One thought on “Computing: From Method to Object

  1. Hi,Nick. I keep hoping that some of our other colleagues would chime in here, at least with their own experiences with computing. One issue with anthropological attempts to address computing as an object of inquiry may simply be generational differences. As I have mentioned before my first contact with computers involved Hollerith cards, FORTRAN, and and IBM 360 mainframe. My daughter’s first contact with computers was playing with a paint program on a 512K “Fat Mac” c. 1985. My grandkids have played a bit with both desktop and laptop computers; but their most frequent computing experience is smartphones and tablets.

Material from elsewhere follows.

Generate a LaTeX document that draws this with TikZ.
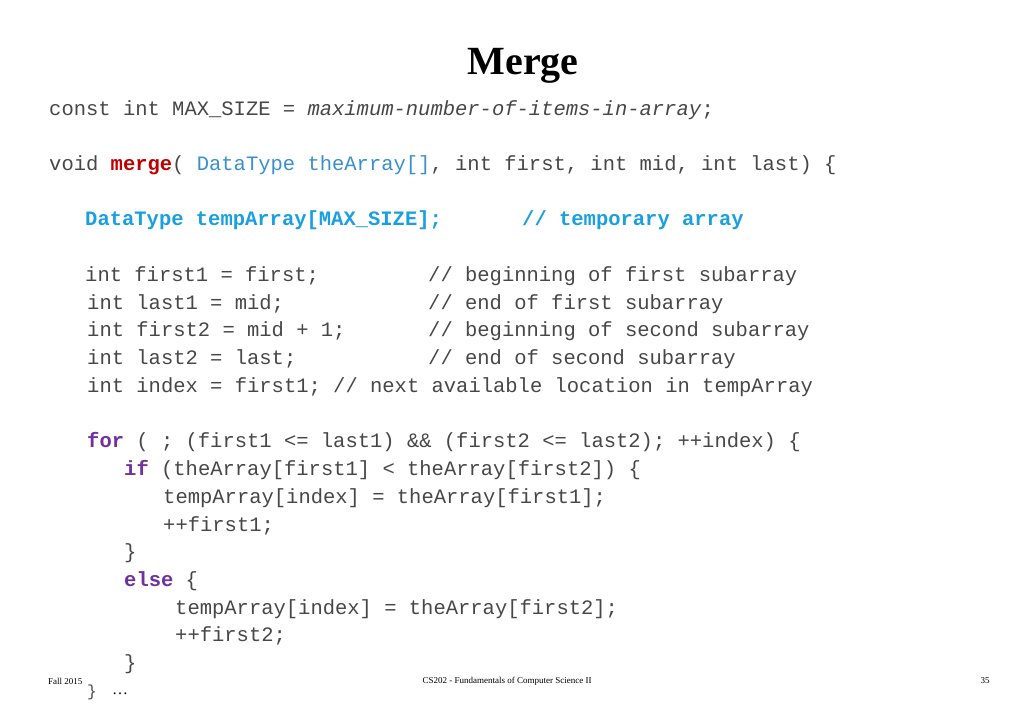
\documentclass[tikz,border=0pt]{standalone}
\usepackage{fontspec}
\setmainfont{Liberation Serif}
\setmonofont{Liberation Mono}
\begin{document}
\begin{tikzpicture}[x=1pt,y=-1pt,
  code/.style={anchor=west,inner sep=0pt,font=\fontsize{20.5}{24}\ttfamily,text=black!72},
  foot/.style={inner sep=0pt,font=\fontsize{9}{11}\selectfont}]
\definecolor{kw}{HTML}{7030A0}
\definecolor{fn}{HTML}{C00000}
\definecolor{ty}{HTML}{3A8FD0}
\definecolor{tb}{HTML}{1AA0E0}
\useasboundingbox (0,0) rectangle (1024,709);
\node[inner sep=0pt,font=\fontsize{40}{44}\bfseries] (title) at (523,66) {Merge};
\node[code] (l1) at (49,110) {const int MAX\_SIZE = \textit{maximum-number-of-items-in-array};};
\node[code] (l2) at (49,165) {void \textbf{\textcolor{fn}{merge}}( \textcolor{ty}{DataType theArray[]}, int first, int mid, int last) \{};
\node[code,text=tb,font=\fontsize{20.5}{24}\ttfamily\bfseries] (l3) at (85,220) {DataType tempArray[MAX\_SIZE];};
\node[code,text=tb,font=\fontsize{20.5}{24}\ttfamily\bfseries] (c3) at (522,220) {// temporary array};
\node[code] (l4) at (85,276) {int first1 = first;};
\node[code] (c4) at (428,276) {// beginning of first subarray};
\node[code] (l5) at (87,304) {int last1 = mid;};
\node[code] (c5) at (428,304) {// end of first subarray};
\node[code] (l6) at (87,331) {int first2 = mid + 1;};
\node[code] (c6) at (428,331) {// beginning of second subarray};
\node[code] (l7) at (87,359) {int last2 = last;};
\node[code] (c7) at (428,359) {// end of second subarray};
\node[code] (l8) at (87,387) {int index = first1; // next available location in tempArray};
\node[code] (l9) at (87,442) {\textbf{\textcolor{kw}{for}} ( ; (first1 <= last1) \&\& (first2 <= last2); ++index) \{};
\node[code] (l10) at (124,470) {\textbf{\textcolor{kw}{if}} (theArray[first1] < theArray[first2]) \{};
\node[code] (l11) at (163,498) {tempArray[index] = theArray[first1];};
\node[code] (l12) at (163,526) {++first1;};
\node[code] (l13) at (124,553) {\}};
\node[code] (l14) at (124,581) {\textbf{\textcolor{kw}{else}} \{};
\node[code] (l15) at (175,609) {tempArray[index] = theArray[first2];};
\node[code] (l16) at (175,636) {++first2;};
\node[code] (l17) at (124,664) {\}};
\node[code,font=\fontsize{16}{20}\ttfamily] (l18) at (87,692) {\}};
\node[anchor=west,inner sep=0pt,font=\fontsize{16}{20}\selectfont] (l18b) at (112,694) {…};
\node[foot,anchor=west] (f1) at (48,681) {Fall 2015};
\node[foot] (f2) at (507,681) {CS202 - Fundamentals of Computer Science II};
\node[foot] (f3) at (985,681) {35};
\end{tikzpicture}
\end{document}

    But, turning to another topic. Your review omits artificial intelligence (AI) research, which involved attempts to address core anthropological issues. Is passing a Turing test enough to qualify as human, for example. Back in 1979, when I was an unemployed anthropologist, and just before my wife brought us to Japan, I spent a year as a research assistant in Roger Schank’s AI project at Yale, writing concept frames and scripts in LISP for a program called FRUMP (fast reading, understanding, and memory program). The assumptions behind the program included Schank’s view of human cognition as a process of applying concepts and scripts to experience, in this case news read directly from the AP ticker and the assumption that journalists are trained to put the essence of their story in the lead sentence, with details to follow. Thus, it seemed to make sense to write a program that could parse lead sentences, determine the concept it conveyed, then use the concept to trigger a script that would look for additional information. Our attempts to code this process ran up against the fact that natural language is inherently ambiguous, even the most objective, “just the facts, ma’am” journalists use a lot of metaphor, and in talking about business and sports many of the metaphors are military. A piece of black humor running around the project envisioned a future in which a satellite loaded with hydrogen bomb tipped missiles orbits the earth, ready to obliterate any country that threatens world peace. On earth a programmer is frantically typing, “No FRUMP, no, ‘Russia crushes Israel’; that’s just a soccer game.” I also recall one of the most aptly named academic articles I’ve ever seen. By computer scientist Dwight McDermott, it was titled, “Artificial Intelligence Meets Human Stupidity” and addressed the issue of how to get computers to replicate the common kinds of mistakes that humans make in interpreting what each other have to say.